PROVIDED MATERIAL -
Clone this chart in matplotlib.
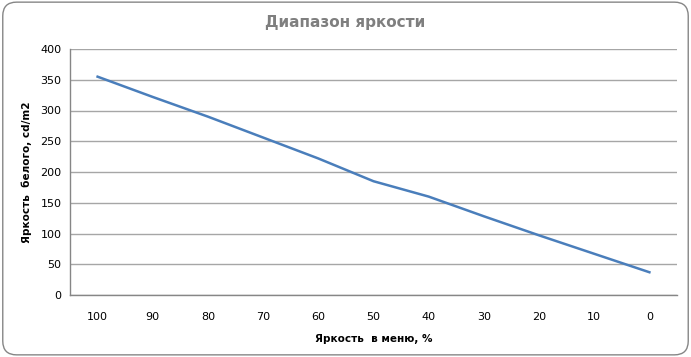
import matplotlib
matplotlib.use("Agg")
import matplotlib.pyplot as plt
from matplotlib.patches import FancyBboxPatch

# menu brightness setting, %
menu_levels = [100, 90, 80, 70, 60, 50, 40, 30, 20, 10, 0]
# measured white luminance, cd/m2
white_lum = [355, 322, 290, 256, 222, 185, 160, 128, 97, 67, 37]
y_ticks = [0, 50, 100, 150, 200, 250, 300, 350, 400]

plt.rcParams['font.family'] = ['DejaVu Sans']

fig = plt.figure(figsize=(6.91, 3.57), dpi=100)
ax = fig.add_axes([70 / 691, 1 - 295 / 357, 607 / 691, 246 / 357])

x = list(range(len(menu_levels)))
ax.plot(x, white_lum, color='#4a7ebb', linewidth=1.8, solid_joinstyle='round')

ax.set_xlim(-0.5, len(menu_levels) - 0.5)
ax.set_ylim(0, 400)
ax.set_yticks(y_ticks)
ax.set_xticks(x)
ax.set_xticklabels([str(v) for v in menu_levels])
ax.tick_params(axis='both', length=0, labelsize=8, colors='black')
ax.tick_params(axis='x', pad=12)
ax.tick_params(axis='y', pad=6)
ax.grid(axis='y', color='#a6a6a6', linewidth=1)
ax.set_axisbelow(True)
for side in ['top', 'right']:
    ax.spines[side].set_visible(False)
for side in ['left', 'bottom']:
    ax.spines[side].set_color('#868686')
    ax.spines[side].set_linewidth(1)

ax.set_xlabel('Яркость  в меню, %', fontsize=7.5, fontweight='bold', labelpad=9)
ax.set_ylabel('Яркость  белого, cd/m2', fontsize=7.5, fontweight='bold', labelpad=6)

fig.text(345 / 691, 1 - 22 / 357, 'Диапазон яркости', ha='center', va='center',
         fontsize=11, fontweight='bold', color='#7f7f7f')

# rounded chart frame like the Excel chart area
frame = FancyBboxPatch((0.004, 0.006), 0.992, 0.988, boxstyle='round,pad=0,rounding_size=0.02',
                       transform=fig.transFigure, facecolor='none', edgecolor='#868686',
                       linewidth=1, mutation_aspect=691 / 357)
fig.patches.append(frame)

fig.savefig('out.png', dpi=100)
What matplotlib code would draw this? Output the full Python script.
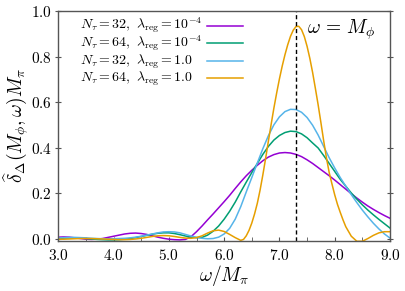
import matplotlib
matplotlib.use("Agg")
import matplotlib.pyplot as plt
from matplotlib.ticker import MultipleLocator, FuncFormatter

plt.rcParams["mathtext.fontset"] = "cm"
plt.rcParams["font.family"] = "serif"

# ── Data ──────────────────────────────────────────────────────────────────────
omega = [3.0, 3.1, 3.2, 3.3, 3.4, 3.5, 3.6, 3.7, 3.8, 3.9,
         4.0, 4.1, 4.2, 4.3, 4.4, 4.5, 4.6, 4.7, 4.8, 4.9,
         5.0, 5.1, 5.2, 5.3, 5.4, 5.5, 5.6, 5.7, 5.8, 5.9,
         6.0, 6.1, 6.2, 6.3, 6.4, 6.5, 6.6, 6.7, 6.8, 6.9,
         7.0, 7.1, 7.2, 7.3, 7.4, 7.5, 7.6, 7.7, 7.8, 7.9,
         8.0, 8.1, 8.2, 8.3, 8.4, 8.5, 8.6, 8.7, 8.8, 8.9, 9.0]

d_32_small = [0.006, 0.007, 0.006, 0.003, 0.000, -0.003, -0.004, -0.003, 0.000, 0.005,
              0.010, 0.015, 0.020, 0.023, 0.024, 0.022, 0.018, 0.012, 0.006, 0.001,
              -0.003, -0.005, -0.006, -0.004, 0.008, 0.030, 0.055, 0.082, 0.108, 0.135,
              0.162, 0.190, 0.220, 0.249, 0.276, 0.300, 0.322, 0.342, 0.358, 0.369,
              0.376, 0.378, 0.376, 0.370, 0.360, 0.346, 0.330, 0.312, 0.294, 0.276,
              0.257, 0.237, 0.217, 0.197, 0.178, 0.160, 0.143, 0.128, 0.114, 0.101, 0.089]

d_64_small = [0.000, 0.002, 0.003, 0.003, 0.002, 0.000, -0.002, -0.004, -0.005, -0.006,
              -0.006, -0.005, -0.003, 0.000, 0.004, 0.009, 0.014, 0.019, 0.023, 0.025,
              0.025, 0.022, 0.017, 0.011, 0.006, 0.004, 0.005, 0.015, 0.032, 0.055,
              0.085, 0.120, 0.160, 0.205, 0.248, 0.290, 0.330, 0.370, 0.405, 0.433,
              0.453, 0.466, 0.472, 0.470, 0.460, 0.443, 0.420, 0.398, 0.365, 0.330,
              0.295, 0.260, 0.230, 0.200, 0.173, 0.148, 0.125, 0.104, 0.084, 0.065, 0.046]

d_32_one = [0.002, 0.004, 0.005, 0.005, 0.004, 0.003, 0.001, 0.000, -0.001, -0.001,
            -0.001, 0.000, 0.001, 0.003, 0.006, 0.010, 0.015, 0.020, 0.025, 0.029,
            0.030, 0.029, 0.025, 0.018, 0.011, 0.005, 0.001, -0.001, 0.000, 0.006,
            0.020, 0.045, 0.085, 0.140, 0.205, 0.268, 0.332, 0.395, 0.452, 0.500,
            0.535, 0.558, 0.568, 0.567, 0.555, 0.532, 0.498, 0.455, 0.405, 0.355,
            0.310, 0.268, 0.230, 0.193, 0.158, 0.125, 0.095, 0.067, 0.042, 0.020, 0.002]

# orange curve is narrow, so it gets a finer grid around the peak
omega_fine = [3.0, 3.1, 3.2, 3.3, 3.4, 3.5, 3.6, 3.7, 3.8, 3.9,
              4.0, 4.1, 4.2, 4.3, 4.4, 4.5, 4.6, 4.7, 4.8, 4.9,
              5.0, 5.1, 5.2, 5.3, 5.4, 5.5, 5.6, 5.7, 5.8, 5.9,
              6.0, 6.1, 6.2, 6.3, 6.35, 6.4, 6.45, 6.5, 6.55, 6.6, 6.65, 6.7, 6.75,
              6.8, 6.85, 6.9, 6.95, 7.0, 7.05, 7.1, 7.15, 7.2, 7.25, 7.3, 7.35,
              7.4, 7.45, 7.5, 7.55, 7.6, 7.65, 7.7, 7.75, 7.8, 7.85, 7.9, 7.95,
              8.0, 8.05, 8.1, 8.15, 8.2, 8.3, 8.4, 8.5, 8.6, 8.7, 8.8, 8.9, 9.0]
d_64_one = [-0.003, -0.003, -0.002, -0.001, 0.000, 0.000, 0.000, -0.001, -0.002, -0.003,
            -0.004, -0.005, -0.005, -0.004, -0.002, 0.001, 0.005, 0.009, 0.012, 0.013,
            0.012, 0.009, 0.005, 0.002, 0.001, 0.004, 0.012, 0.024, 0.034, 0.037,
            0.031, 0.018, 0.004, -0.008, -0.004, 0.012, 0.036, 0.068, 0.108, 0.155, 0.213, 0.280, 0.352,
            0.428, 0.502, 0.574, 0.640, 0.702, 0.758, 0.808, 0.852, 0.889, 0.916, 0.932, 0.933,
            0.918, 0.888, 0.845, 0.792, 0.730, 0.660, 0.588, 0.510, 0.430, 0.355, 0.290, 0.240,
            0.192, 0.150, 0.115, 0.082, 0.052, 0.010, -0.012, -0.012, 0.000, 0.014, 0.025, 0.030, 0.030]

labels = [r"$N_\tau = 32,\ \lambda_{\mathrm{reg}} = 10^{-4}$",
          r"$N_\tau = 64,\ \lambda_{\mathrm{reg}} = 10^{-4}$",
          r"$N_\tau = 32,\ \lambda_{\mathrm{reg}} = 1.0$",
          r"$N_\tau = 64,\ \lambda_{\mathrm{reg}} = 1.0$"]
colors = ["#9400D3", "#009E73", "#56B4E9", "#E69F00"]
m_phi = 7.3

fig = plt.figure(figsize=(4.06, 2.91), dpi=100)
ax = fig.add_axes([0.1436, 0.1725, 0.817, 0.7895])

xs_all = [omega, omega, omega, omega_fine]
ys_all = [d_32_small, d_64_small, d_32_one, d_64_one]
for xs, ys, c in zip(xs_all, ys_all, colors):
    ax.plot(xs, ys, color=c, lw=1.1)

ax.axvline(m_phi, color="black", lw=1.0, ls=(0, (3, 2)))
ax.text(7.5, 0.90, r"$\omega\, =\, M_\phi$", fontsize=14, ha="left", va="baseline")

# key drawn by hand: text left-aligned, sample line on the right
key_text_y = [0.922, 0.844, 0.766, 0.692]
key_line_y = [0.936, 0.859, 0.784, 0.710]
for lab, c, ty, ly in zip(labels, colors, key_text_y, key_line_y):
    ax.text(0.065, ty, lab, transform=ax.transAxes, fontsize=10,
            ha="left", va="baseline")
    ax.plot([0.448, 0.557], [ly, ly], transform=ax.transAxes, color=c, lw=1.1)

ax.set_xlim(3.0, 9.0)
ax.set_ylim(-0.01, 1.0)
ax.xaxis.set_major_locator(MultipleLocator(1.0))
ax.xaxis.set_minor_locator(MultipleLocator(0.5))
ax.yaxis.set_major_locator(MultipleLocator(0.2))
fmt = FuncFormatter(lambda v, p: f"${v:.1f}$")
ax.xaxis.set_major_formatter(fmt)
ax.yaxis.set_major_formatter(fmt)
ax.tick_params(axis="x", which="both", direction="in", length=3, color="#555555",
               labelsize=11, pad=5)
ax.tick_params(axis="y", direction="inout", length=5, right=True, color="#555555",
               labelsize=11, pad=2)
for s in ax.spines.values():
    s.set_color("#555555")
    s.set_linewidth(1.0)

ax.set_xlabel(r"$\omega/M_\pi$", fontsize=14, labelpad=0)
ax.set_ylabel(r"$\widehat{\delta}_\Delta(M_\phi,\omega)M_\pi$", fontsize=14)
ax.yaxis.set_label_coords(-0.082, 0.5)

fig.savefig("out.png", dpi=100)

TASK REQUIREMENTS - Without the pictures, write out the lines from the beginning of the entries through the line with "color='#4a7ebb', linewidth=1.8, solid_joinstyle='round')".

COMPLETE RESPONSE -
Clone this chart in matplotlib.
import matplotlib
matplotlib.use("Agg")
import matplotlib.pyplot as plt
from matplotlib.patches import FancyBboxPatch

# menu brightness setting, %
menu_levels = [100, 90, 80, 70, 60, 50, 40, 30, 20, 10, 0]
# measured white luminance, cd/m2
white_lum = [355, 322, 290, 256, 222, 185, 160, 128, 97, 67, 37]
y_ticks = [0, 50, 100, 150, 200, 250, 300, 350, 400]

plt.rcParams['font.family'] = ['DejaVu Sans']

fig = plt.figure(figsize=(6.91, 3.57), dpi=100)
ax = fig.add_axes([70 / 691, 1 - 295 / 357, 607 / 691, 246 / 357])

x = list(range(len(menu_levels)))
ax.plot(x, white_lum, color='#4a7ebb', linewidth=1.8, solid_joinstyle='round')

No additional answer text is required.